• **Instruction**: Provide the number of lines where the word "What" occurs, and no other text.
-- -- --
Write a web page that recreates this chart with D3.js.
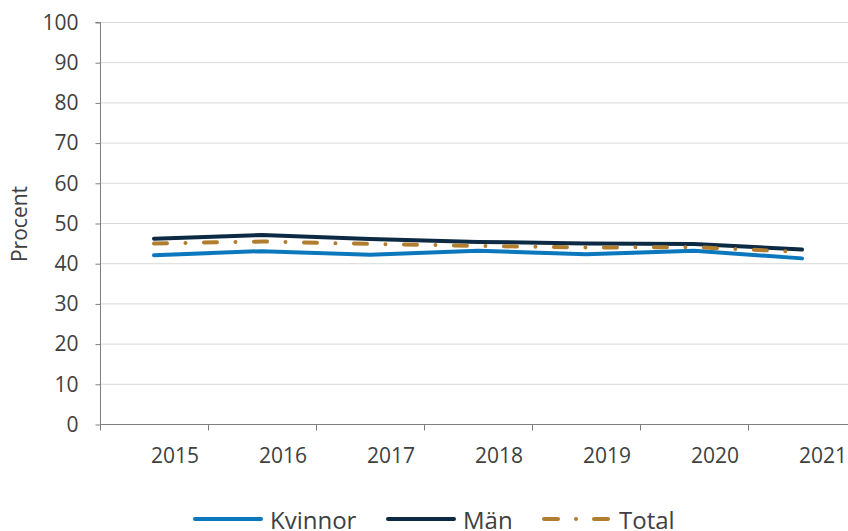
<!DOCTYPE html>
<html>
<head>
<meta charset="utf-8">
<script src="https://cdn.jsdelivr.net/npm/d3@7"></script>
<style>
  body { margin: 0; background: #fff; }
  svg { display: block; font-family: 'Open Sans', sans-serif; }
</style>
</head>
<body>
<svg id="chart" width="848" height="531"></svg>
<script>
const years = ['2015', '2016', '2017', '2018', '2019', '2020', '2021'];
const kvinnor = [42.0, 43.0, 42.1, 43.1, 42.2, 43.1, 41.2];
const man = [46.1, 47.0, 46.0, 45.3, 44.9, 44.8, 43.4];
const total = [44.9, 45.4, 44.8, 44.3, 43.9, 44.0, 42.8];
const yTicks = [0, 10, 20, 30, 40, 50, 60, 70, 80, 90, 100];

const series = [
  { name: 'Kvinnor', values: kvinnor, colour: '#0b78bd', dash: null },
  { name: 'Män', values: man, colour: '#0d2a44', dash: null },
  { name: 'Total', values: total, colour: '#b17d2f', dash: '13,18.5,0,18.5' }
];

const svg = d3.select('#chart');
const plotLeft = 100;
const plotTop = 22;
const plotBottom = 424;
const textColour = '#404040';

const x = d3.scaleBand().domain(years).range([plotLeft, 856]).padding(0);
const y = d3.scaleLinear().domain([0, 100]).range([plotBottom, plotTop]);

// gridlines
svg.append('g')
  .selectAll('line')
  .data(yTicks.filter(d => d > 0))
  .enter()
  .append('line')
  .attr('x1', plotLeft)
  .attr('x2', 848)
  .attr('y1', d => y(d) + 0.5)
  .attr('y2', d => y(d) + 0.5)
  .attr('stroke', '#d9d9d9')
  .attr('stroke-width', 1);

// y axis
const yAxis = svg.append('g')
  .attr('transform', `translate(${plotLeft + 0.5},0.5)`)
  .call(d3.axisLeft(y).tickValues(yTicks).tickSize(5).tickPadding(17));
yAxis.select('.domain').attr('stroke', '#7f7f7f').attr('d', `M-5,${plotTop}H0V${plotBottom}`);
yAxis.selectAll('.tick line').attr('stroke', '#7f7f7f');
yAxis.selectAll('.tick text')
  .attr('fill', textColour)
  .attr('font-size', 21)
  .attr('font-family', "'Open Sans', sans-serif");

// x axis
const xAxis = svg.append('g')
  .attr('transform', `translate(0,${plotBottom + 0.5})`);
xAxis.append('line')
  .attr('x1', plotLeft)
  .attr('x2', 848)
  .attr('stroke', '#7f7f7f');
xAxis.selectAll('line.tick')
  .data(years)
  .enter()
  .append('line')
  .attr('class', 'tick')
  .attr('x1', d => x(d) + 0.5)
  .attr('x2', d => x(d) + 0.5)
  .attr('y1', 0)
  .attr('y2', 6)
  .attr('stroke', '#7f7f7f');
xAxis.selectAll('text')
  .data(years)
  .enter()
  .append('text')
  .attr('x', d => x(d) + x.bandwidth() / 2 + 21)
  .attr('y', 38)
  .attr('text-anchor', 'middle')
  .attr('fill', textColour)
  .attr('font-size', 21)
  .text(d => d);

// y title
svg.append('text')
  .attr('transform', 'translate(27,224) rotate(-90)')
  .attr('text-anchor', 'middle')
  .attr('fill', textColour)
  .attr('font-size', 21)
  .text('Procent');

// lines
const line = d3.line()
  .x((d, i) => x(years[i]) + x.bandwidth() / 2)
  .y(d => y(d));

svg.append('g')
  .selectAll('path')
  .data(series)
  .enter()
  .append('path')
  .attr('d', d => line(d.values))
  .attr('fill', 'none')
  .attr('stroke', d => d.colour)
  .attr('stroke-width', 4)
  .attr('stroke-linecap', 'round')
  .attr('stroke-linejoin', 'round')
  .attr('stroke-dasharray', d => d.dash);

// legend
const legendX = [193, 386, 542];
const legendText = [270, 463, 619];
const legend = svg.append('g')
  .selectAll('g')
  .data(series)
  .enter()
  .append('g');
legend.append('line')
  .attr('x1', (d, i) => legendX[i] + 2)
  .attr('x2', (d, i) => legendX[i] + 68)
  .attr('y1', 519)
  .attr('y2', 519)
  .attr('stroke', d => d.colour)
  .attr('stroke-width', 4)
  .attr('stroke-linecap', 'round')
  .attr('stroke-dasharray', d => (d.dash ? '14,18,0,18,14' : null));
legend.append('text')
  .attr('x', (d, i) => legendText[i])
  .attr('y', 529)
  .attr('fill', textColour)
  .attr('font-size', 24)
  .text(d => d.name);
</script>
</body>
</html>
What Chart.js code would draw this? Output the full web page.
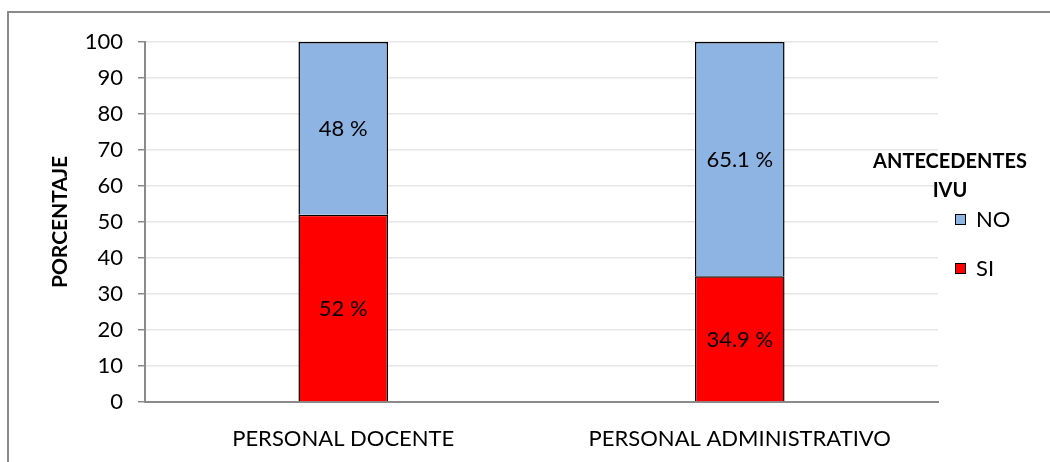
<!DOCTYPE html>
<html>
<head>
<meta charset="utf-8">
<script src="https://cdn.jsdelivr.net/npm/chart.js@4/dist/chart.umd.min.js"></script>
<style>
  html, body { margin: 0; padding: 0; background: #fff; }
  #wrap { position: relative; width: 1050px; height: 462px; overflow: hidden; }
  #frame {
    position: absolute; left: 7px; top: 11px; width: 1100px; height: 500px;
    border-left: 2px solid #8a8a8a; border-top: 2px solid #8a8a8a;
  }
  #chart { position: absolute; left: 0; top: 0; }
  #legend { position: absolute; left: 850px; top: 0; width: 200px; font-family: Lato, "Open Sans", sans-serif; color: #000; }
  #legend .title { position: absolute; left: 0; top: 146px; width: 200px; font-weight: bold; font-size: 20px; line-height: 29px; text-align: center; }
  #legend .item { position: absolute; left: 105px; font-size: 22px; line-height: 24px; height: 24px; }
  #legend .box { display: inline-block; width: 9px; height: 9px; border: 1.5px solid #000; margin-right: 10px; vertical-align: 2px; }
</style>
</head>
<body>
<div id="wrap">
  <div id="frame"></div>
  <canvas id="chart" width="1050" height="462"></canvas>
  <div id="legend"></div>
</div>
<script>
// --- Data ---
const categories = ["PERSONAL DOCENTE", "PERSONAL ADMINISTRATIVO"];
const siValues = [52, 34.9];
const noValues = [48, 65.1];
const yTicks = [0, 10, 20, 30, 40, 50, 60, 70, 80, 90, 100];
const legendTitle = ["ANTECEDENTES", "IVU"];

const FONT = "Lato, 'Open Sans', sans-serif";

// draws "52 %" etc. in the middle of each segment
const valueLabels = {
  id: "valueLabels",
  afterDatasetsDraw(chart) {
    const ctx = chart.ctx;
    ctx.save();
    ctx.font = "22px " + FONT;
    ctx.fillStyle = "#000";
    ctx.textAlign = "center";
    ctx.textBaseline = "middle";
    chart.data.datasets.forEach((ds, i) => {
      chart.getDatasetMeta(i).data.forEach((bar, j) => {
        const { x, y, base } = bar.getProps(["x", "y", "base"], true);
        ctx.fillText(ds.data[j] + " %", x, (y + base) / 2 + 1);
      });
    });
    ctx.restore();
  },
};

const chart = new Chart(document.getElementById("chart"), {
  type: "bar",
  data: {
    labels: categories,
    datasets: [
      { label: "SI", data: siValues, backgroundColor: "#ff0000", borderColor: "#000", borderWidth: 1.5 },
      { label: "NO", data: noValues, backgroundColor: "#8eb4e3", borderColor: "#000", borderWidth: 1.5 },
    ],
  },
  options: {
    responsive: false,
    animation: false,
    layout: { padding: { top: 42, right: 112, bottom: 0, left: 0 } },
    datasets: { bar: { barPercentage: 1, categoryPercentage: 0.226 } },
    plugins: {
      legend: { display: false },
      tooltip: { enabled: false },
    },
    scales: {
      x: {
        stacked: true,
        grid: { display: false },
        border: { color: "#8a8a8a", width: 2 },
        ticks: { color: "#000", font: { family: FONT, size: 22 }, padding: 16 },
        afterFit: (s) => { s.height = 60; },
      },
      y: {
        stacked: true,
        min: 0,
        max: 100,
        afterBuildTicks: (s) => { s.ticks = yTicks.map((v) => ({ value: v })); },
        grid: { color: "#e6e6e6", lineWidth: 1.5, tickLength: 7, tickColor: "#8a8a8a" },
        border: { color: "#8a8a8a", width: 2 },
        ticks: { color: "#000", font: { family: FONT, size: 22 }, padding: 15 },
        title: {
          display: true,
          text: "PORCENTAJE",
          color: "#000",
          font: { family: FONT, size: 21, weight: "bold" },
          padding: { top: 48, bottom: 0 },
        },
        afterFit: (s) => { s.width = 145; },
      },
    },
  },
  plugins: [valueLabels],
});

// --- HTML legend, NO on top like the stack ---
const legendEl = document.getElementById("legend");
legendEl.innerHTML = `<div class="title">${legendTitle.join("<br>")}</div>`;
const items = chart.data.datasets.slice().reverse();
const itemTops = [207, 256];
items.forEach((ds, i) => {
  legendEl.innerHTML += `<div class="item" style="top:${itemTops[i]}px"><span class="box" style="background:${ds.backgroundColor}"></span>${ds.label}</div>`;
});
</script>
</body>
</html>
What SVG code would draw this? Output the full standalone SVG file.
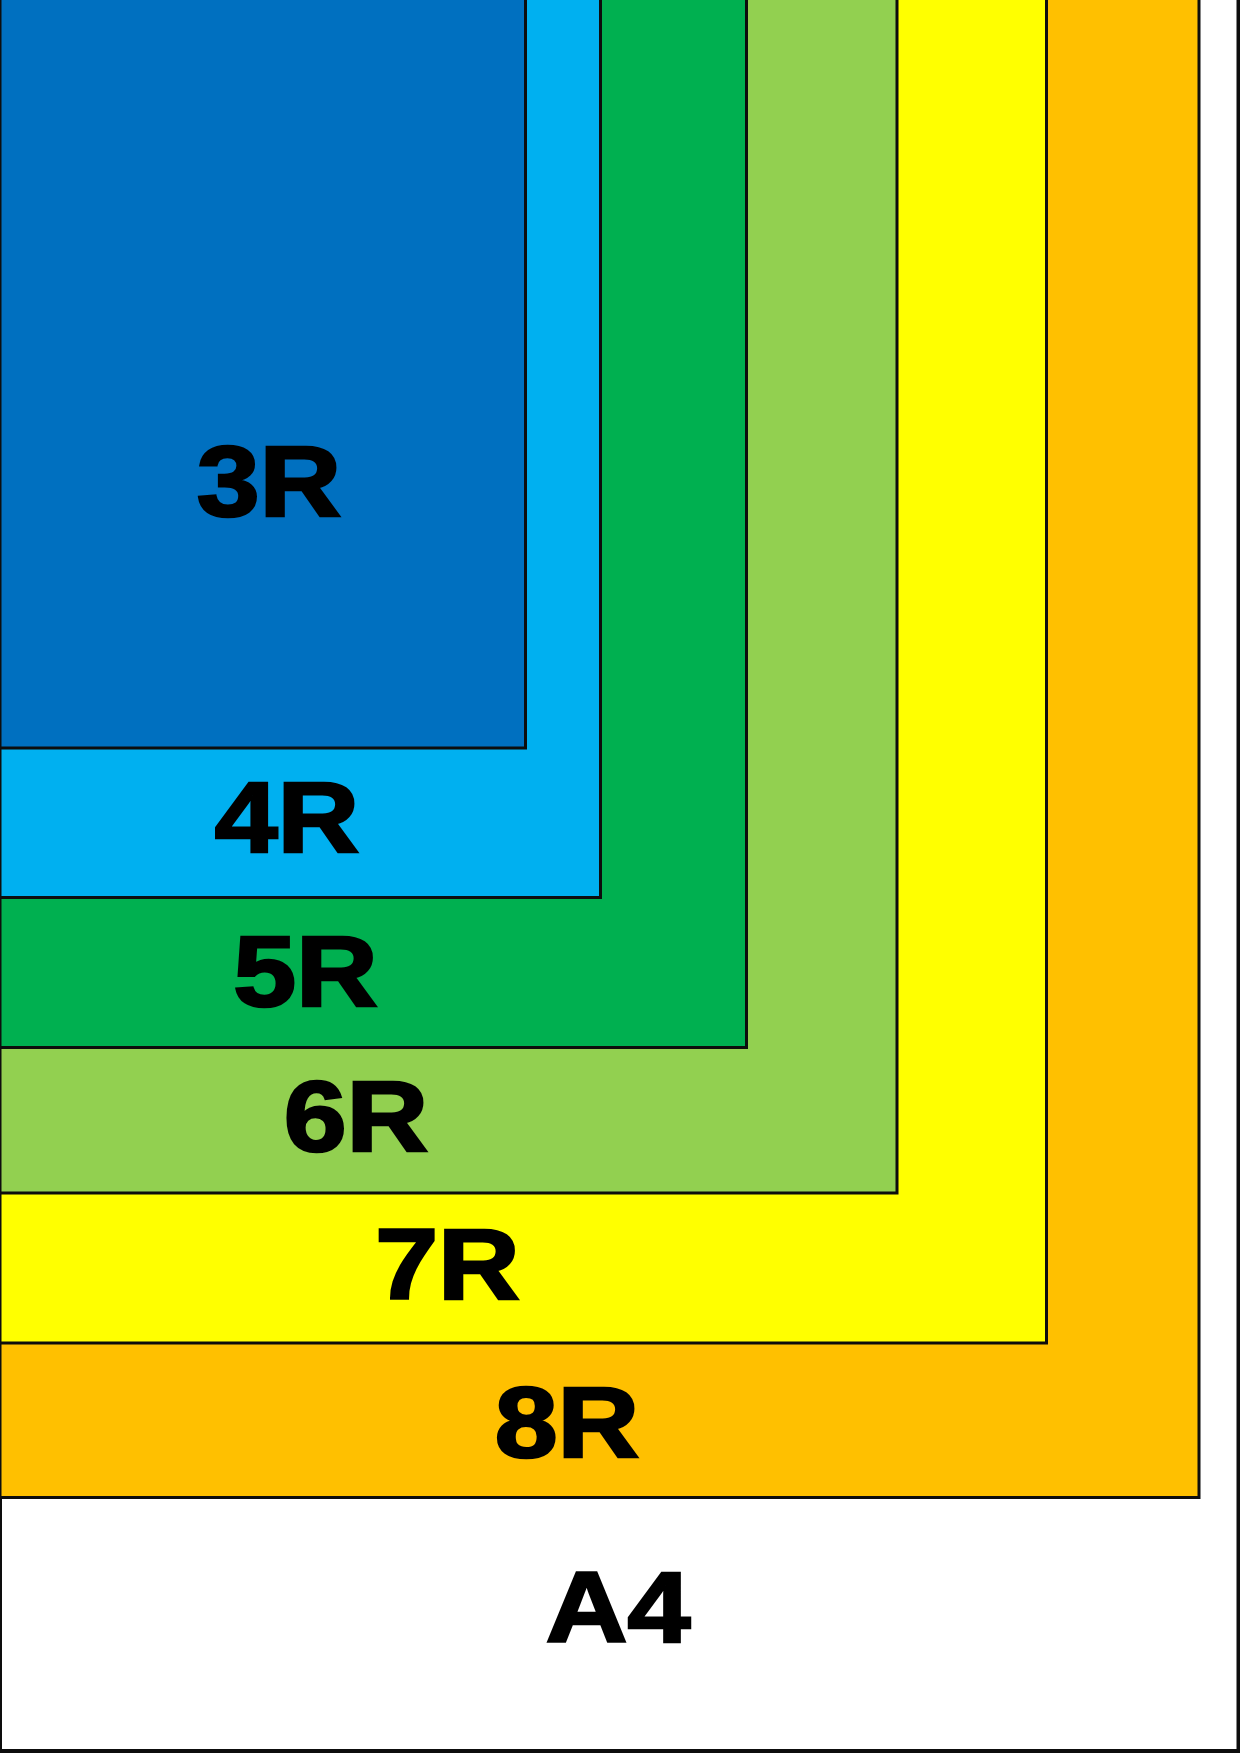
-- -- --
• **Exercise output**: 2